Persistence & Resistance - The District



From the District Weekly - (3/18/2009)

On inauguration day, as millions watched America’s official homecoming king and queen take to the dance floor for the Neighborhood Ball, a question occurred before numerous television sets: Why is Beyonce singing Etta James’ song? Surely if Aretha can slap on a bow and sing “My Country Tis of Thee,” then Etta James could sing “At Last” for the first couple. Instead, the Obamas got a movie tie-in featuring Hova’s wife in all her youthful glory. And probably the most important person wondering why Etta James was not on stage was Etta James. “I tell you that woman he had singing for him, singing my song,” she told a Seattle audience in late January, “she’s going to get her ass whipped.”

Jamesetta Hawkins was born in 1938 to 14-year-old Dorothy Hawkins. Her father, as she theorized in her brutally candid autobiography Rage to Survive, was master of the felt and cue, Minnesota Fats. Jamesetta was thrust into the world with an uncanny pair of pipes and the world stacked against her: By the age of 10 she had become a singing prodigy in her church before being whisked up to San Francisco for a life of petty crime that would dog her well into the Reagan administration.

Jamesetta became “Etta James” at the hands of musical potentate Johnny Otis. She penned her first hit, with Otis’ help, in 1955. “Roll With Me, Henry,” a ribald answer record to Hank Ballard’s “Work With Me, Annie,” spent a month on the charts. From the very beginning, James’ speaker-rattling shout was full of venom and vigor.

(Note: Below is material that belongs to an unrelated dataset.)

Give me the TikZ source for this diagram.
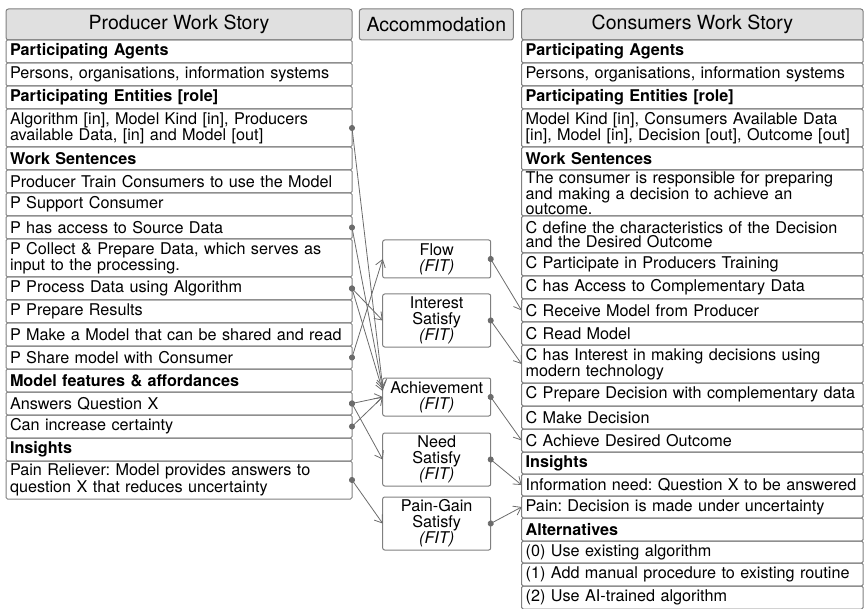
\documentclass[tikz,border=0pt]{standalone}
\usepackage{fontspec}
\setmainfont{TeX Gyre Heros}
\usetikzlibrary{positioning,arrows.meta}
\frenchspacing

\definecolor{boxline}{gray}{0.5}
\definecolor{headfill}{gray}{0.88}
\definecolor{linkgray}{gray}{0.42}

\tikzset{
  head/.style={draw=boxline, fill=headfill, line width=1pt, rounded corners=2.5pt,
    minimum height=31pt, inner sep=0pt, outer sep=0pt, font=\fontsize{19.5}{21}\selectfont},
  row/.style={draw=boxline, line width=1pt, rounded corners=1.5pt, text width=338pt,
    inner xsep=4pt, inner ysep=1pt, outer sep=0pt, minimum height=23pt, align=left,
    font=\fontsize{16.2}{14.5}\selectfont},
  rowtitle/.style={row, font=\fontsize{16.2}{14.5}\selectfont\bfseries},
  tworow/.style={row, minimum height=38pt},
  rrow/.style={row, text width=333.5pt},
  rrowtitle/.style={rowtitle, text width=333.5pt},
  rtworow/.style={tworow, text width=333.5pt},
  accbox/.style={draw=boxline, line width=1pt, rounded corners=2pt, minimum width=108pt,
    inner sep=0pt, outer sep=0pt, align=center, font=\fontsize{16.2}{16}\selectfont},
  link/.style={draw=linkgray, line width=0.8pt, shorten <=-3pt,
    {Circle[length=6pt]}-{Straight Barb[length=7pt,width=10pt]}}
}

\begin{document}
\begin{tikzpicture}[x=1pt, y=1pt]
\useasboundingbox (0,0) rectangle (864,-609);

% === LEFT: Producer Work Story ===
\node[head, minimum width=346pt] (prod) at (179,-24.5) {Producer Work Story};
\node[rowtitle, below=0pt of prod] (p-agents) {Participating Agents};
\node[row, below=0pt of p-agents] (p-persons) {Persons, organisations, information systems};
\node[rowtitle, below=0pt of p-persons] (p-entities) {Participating Entities [role]};
\node[tworow, below=0pt of p-entities] (p-algo) {Algorithm [in], Model Kind [in], Producers\\available Data, [in] and Model [out]};
\node[rowtitle, below=0pt of p-algo] (p-work) {Work Sentences};
\node[row, below=0pt of p-work] (p-train) {Producer Train Consumers to use the Model};
\node[row, below=0pt of p-train] (p-support) {P Support Consumer};
\node[row, below=0pt of p-support] (p-access) {P has access to Source Data};
\node[tworow, below=0pt of p-access] (p-collect) {P Collect \& Prepare Data, which serves as\\input to the processing.};
\node[row, below=0pt of p-collect] (p-process) {P Process Data using Algorithm};
\node[row, below=0pt of p-process] (p-results) {P Prepare Results};
\node[row, below=0pt of p-results] (p-make) {P Make a Model that can be shared and read};
\node[row, below=0pt of p-make] (p-share) {P Share model with Consumer};
\node[rowtitle, below=0pt of p-share] (p-features) {Model features \& affordances};
\node[row, below=0pt of p-features] (p-answers) {Answers Question X};
\node[row, below=0pt of p-answers] (p-certainty) {Can increase certainty};
\node[rowtitle, below=0pt of p-certainty] (p-insights) {Insights};
\node[tworow, below=0pt of p-insights] (p-relief) {Pain Reliever: Model provides answers to\\question X that reduces uncertainty};

% === CENTER: Accommodation ===
\node[head, minimum width=154pt] (acc) at (436.3,-24.5) {Accommodation};
\node[accbox, minimum height=38pt] (flow) at (436.7,-259) {Flow\\\textit{(FIT)}};
\node[accbox, minimum height=53pt] (interest) at (436.7,-320.5) {Interest\\Satisfy\\\textit{(FIT)}};
\node[accbox, minimum height=38pt] (ach) at (436.7,-397) {Achievement\\\textit{(FIT)}};
\node[accbox, minimum height=53pt] (need) at (436.7,-459.5) {Need\\Satisfy\\\textit{(FIT)}};
\node[accbox, minimum height=53pt] (paingain) at (436.7,-523.5) {Pain-Gain\\Satisfy\\\textit{(FIT)}};

% === RIGHT: Consumers Work Story ===
\node[head, minimum width=341.5pt] (cons) at (692.4,-24.5) {Consumers Work Story};
\node[rrowtitle, below=0pt of cons] (c-agents) {Participating Agents};
\node[rrow, below=0pt of c-agents] (c-persons) {Persons, organisations, information systems};
\node[rrowtitle, below=0pt of c-persons] (c-entities) {Participating Entities [role]};
\node[rtworow, below=0pt of c-entities] (c-kind) {Model Kind [in], Consumers Available Data\\{}[in], Model [in], Decision [out], Outcome [out]};
\node[rrowtitle, below=0pt of c-kind] (c-work) {Work Sentences};
\node[rrow, minimum height=46pt, below=0pt of c-work] (c-resp) {The consumer is responsible for preparing\\and making a decision to achieve an\\outcome.};
\node[rtworow, minimum height=37pt, below=0pt of c-resp] (c-define) {C define the characteristics of the Decision\\and the Desired Outcome};
\node[rrow, below=0pt of c-define] (c-train) {C Participate in Producers Training};
\node[rrow, below=0pt of c-train] (c-access) {C has Access to Complementary Data};
\node[rrow, below=0pt of c-access] (c-receive) {C Receive Model from Producer};
\node[rrow, below=0pt of c-receive] (c-read) {C Read Model};
\node[rtworow, below=0pt of c-read] (c-interest) {C has Interest in making decisions using\\modern technology};
\node[rrow, below=0pt of c-interest] (c-prepare) {C Prepare Decision with complementary data};
\node[rrow, below=0pt of c-prepare] (c-decide) {C Make Decision};
\node[rrow, below=0pt of c-decide] (c-achieve) {C Achieve Desired Outcome};
\node[rrowtitle, minimum height=22pt, below=0pt of c-achieve] (c-insights) {Insights};
\node[rrow, minimum height=22pt, below=0pt of c-insights] (c-need) {Information need: Question X to be answered};
\node[rrow, minimum height=22pt, below=0pt of c-need] (c-pain) {Pain: Decision is made under uncertainty};
\node[rrowtitle, below=0pt of c-pain] (c-alt) {Alternatives};
\node[rrow, minimum height=22pt, below=0pt of c-alt] (c-alt0) {(0) Use existing algorithm};
\node[rrow, below=0pt of c-alt0] (c-alt1) {(1) Add manual procedure to existing routine};
\node[rrow, below=0pt of c-alt1] (c-alt2) {(2) Use AI-trained algorithm};

% producer -> accommodation
\draw[link] (p-algo.east) -- ([yshift=10pt]ach.west);
\draw[link] (p-access.east) -- ([yshift=8pt]ach.west);
\draw[link] (p-process.east) -- (interest.west);
\draw[link] (p-process.east) -- ([yshift=6pt]ach.west);
\draw[link] (p-share.east) -- (flow.west);
\draw[link] (p-answers.east) -- (ach.west);
\draw[link] (p-answers.east) -- (need.west);
\draw[link] (p-certainty.east) -- (ach.west);
\draw[link] (p-relief.east) -- (paingain.west);

% accommodation -> consumer
\draw[link] (flow.east) -- (c-receive.west);
\draw[link] (interest.east) -- (c-interest.west);
\draw[link] (ach.east) -- (c-achieve.west);
\draw[link] (need.east) -- (c-need.west);
\draw[link] (paingain.east) -- (c-pain.west);

\end{tikzpicture}
\end{document}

In 1961, James sang the song that would accompany countless tuxedoed slow dances. “At Last” was recorded under the direction of Leonard Chess for Argo Records, a subsidiary of blues powerhouse Chess Records. It was one of a dozen standards that were to form James’ first full length album of the same name. In just under three minutes, with a metronomic piano plinking amongst swooning strings, James poured out a swell of contentment. Her weariness, all fluttering eyelashes and clenched fists, was a far cry from the street-hustling fireball that would go on to dominate her recording career.

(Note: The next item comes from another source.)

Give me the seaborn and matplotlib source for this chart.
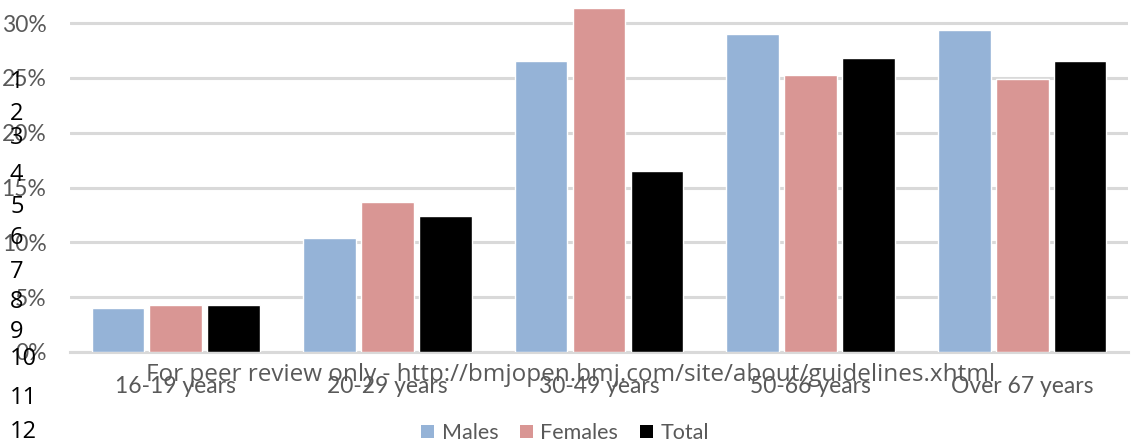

As much as the song may belong to James now, it was written 20 years before she put it on tape. Penned by Mack Gordon and Harry Warren for the musical Orchestra Wives, “At Last” was originally performed by Glenn Miller, where it hit the Billboard Top 20. Fifteen years later, Nat King Cole put his velvety fingerprint on the song. But it was James’ version that transcended the hit lists to become an enduring theme of romance that has become a staple to film music supervisors—an immediate signifier on par with “Stand By Me” or “Unchained Melody”.

So whose song is it? James has been singing “At Last” for nearly 50 years. Aside from Beyonce, Celine Dion, Norah Jones and Cyndi Lauper have tackled the song, and they all clearly aimed for the version by the notorious Miss Peaches. Hardly any have used Nat Cole’s example and fewer still Glenn Miller’s wah-wah rendition. Tavis Smiley, in conversation with James several years back, told her, “There are very few people who can take a song that’s already there and put their stamp on it in such a way that it becomes your song.” A little persistence and resistance has made it uniquely hers.

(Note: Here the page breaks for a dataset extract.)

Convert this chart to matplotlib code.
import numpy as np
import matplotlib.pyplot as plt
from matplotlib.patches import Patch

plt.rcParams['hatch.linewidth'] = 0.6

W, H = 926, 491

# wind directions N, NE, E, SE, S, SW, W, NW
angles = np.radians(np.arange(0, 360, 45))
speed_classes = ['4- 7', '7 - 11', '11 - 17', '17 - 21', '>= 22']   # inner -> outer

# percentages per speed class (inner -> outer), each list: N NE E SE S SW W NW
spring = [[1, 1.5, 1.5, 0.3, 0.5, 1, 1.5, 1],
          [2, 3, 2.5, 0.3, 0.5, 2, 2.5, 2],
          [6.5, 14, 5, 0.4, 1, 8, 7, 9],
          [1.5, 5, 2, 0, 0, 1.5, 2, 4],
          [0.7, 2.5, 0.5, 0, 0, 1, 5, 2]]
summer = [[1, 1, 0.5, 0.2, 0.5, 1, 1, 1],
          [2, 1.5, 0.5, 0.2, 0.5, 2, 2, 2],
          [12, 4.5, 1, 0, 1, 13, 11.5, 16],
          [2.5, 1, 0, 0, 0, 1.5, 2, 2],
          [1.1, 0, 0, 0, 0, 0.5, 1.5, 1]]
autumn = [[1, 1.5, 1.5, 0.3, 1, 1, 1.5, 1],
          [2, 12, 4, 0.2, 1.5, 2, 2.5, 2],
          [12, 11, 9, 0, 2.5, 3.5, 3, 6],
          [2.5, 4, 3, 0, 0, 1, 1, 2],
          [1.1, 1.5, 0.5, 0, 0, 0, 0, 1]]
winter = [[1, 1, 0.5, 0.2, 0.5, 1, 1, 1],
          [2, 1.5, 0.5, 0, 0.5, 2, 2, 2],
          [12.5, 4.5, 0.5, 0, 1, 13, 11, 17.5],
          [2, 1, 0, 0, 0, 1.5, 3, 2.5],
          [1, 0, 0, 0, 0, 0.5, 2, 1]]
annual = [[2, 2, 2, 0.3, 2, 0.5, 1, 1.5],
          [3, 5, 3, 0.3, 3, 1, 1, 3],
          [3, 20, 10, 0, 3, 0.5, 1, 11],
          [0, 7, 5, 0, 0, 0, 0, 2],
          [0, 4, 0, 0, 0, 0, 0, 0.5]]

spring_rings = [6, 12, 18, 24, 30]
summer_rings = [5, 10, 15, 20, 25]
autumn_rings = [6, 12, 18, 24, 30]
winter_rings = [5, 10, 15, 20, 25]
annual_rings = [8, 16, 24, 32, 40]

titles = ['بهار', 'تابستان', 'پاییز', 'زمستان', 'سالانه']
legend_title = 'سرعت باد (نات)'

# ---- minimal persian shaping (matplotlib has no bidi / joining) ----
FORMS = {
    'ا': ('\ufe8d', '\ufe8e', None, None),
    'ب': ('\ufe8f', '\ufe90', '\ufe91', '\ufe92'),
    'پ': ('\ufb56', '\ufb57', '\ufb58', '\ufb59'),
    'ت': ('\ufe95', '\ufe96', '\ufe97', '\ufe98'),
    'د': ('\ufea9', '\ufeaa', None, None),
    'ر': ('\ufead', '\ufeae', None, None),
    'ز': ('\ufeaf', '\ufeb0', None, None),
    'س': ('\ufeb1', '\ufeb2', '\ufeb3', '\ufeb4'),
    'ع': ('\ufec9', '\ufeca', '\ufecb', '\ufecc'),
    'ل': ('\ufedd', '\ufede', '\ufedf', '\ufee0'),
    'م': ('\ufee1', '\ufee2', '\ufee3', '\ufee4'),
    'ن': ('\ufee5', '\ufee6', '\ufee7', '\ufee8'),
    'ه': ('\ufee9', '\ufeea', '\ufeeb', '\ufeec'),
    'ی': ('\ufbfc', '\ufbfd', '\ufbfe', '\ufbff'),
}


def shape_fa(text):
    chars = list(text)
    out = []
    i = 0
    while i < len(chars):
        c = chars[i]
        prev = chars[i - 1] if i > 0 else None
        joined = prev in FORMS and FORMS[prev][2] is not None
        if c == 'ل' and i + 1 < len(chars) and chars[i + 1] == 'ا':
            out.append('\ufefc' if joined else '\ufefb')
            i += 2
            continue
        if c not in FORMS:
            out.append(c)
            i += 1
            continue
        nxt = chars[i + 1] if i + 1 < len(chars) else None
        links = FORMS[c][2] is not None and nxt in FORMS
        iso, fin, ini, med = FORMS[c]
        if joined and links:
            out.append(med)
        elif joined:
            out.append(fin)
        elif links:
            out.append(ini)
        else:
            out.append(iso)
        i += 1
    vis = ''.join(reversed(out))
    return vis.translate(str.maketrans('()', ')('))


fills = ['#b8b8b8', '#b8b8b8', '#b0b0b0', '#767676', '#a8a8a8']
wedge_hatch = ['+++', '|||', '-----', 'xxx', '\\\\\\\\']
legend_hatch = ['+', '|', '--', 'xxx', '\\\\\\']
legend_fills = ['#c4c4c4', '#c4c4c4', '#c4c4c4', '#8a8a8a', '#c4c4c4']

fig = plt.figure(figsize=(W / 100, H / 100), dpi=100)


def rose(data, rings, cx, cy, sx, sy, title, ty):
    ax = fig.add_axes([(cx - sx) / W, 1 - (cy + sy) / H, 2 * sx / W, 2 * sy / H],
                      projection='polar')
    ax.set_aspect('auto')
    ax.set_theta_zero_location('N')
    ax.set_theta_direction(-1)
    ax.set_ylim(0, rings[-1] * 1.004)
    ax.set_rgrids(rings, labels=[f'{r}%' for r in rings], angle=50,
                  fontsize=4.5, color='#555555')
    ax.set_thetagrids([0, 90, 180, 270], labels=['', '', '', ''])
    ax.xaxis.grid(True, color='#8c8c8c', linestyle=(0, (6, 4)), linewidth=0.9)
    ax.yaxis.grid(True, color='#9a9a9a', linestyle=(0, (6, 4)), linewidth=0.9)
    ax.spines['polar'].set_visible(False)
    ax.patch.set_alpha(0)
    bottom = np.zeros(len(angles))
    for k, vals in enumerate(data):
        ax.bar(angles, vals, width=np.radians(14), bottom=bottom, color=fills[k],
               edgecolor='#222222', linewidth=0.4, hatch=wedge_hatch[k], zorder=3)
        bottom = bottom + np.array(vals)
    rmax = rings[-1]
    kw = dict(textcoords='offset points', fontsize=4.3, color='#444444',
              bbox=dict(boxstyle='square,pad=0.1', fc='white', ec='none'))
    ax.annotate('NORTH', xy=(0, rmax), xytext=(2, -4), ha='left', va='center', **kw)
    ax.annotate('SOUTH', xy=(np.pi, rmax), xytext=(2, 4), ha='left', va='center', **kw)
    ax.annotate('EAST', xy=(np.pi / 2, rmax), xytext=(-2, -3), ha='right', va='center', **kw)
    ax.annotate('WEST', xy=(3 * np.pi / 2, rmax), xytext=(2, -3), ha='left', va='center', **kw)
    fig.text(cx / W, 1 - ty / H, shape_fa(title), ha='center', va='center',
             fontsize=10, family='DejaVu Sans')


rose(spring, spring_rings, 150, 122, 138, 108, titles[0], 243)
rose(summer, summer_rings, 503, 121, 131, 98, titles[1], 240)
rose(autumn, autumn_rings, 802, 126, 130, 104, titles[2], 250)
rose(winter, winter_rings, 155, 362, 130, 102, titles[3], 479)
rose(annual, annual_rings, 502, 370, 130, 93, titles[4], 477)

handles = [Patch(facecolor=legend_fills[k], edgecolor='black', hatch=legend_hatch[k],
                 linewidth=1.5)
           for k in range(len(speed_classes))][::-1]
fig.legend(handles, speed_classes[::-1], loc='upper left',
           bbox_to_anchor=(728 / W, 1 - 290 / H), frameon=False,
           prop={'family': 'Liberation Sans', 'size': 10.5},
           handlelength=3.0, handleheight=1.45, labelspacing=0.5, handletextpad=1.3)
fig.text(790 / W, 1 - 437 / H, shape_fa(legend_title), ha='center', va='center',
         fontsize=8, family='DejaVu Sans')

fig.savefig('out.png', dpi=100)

While James’ onstage rants have kept her in the news, her voice has kept her on the stage. She was recently awarded a Grammy Lifetime Achievement Award and is a member of both the Blues Hall of Fame and the Rock and Roll Hall of Fame. “I’ve learned to live with my rage,” she says. “In some ways, it’s my rage that keeps me going. Without it, I would have been whipped long ago. With it, I got a lot more songs to sing.” Including the one that has paid her bills all these years.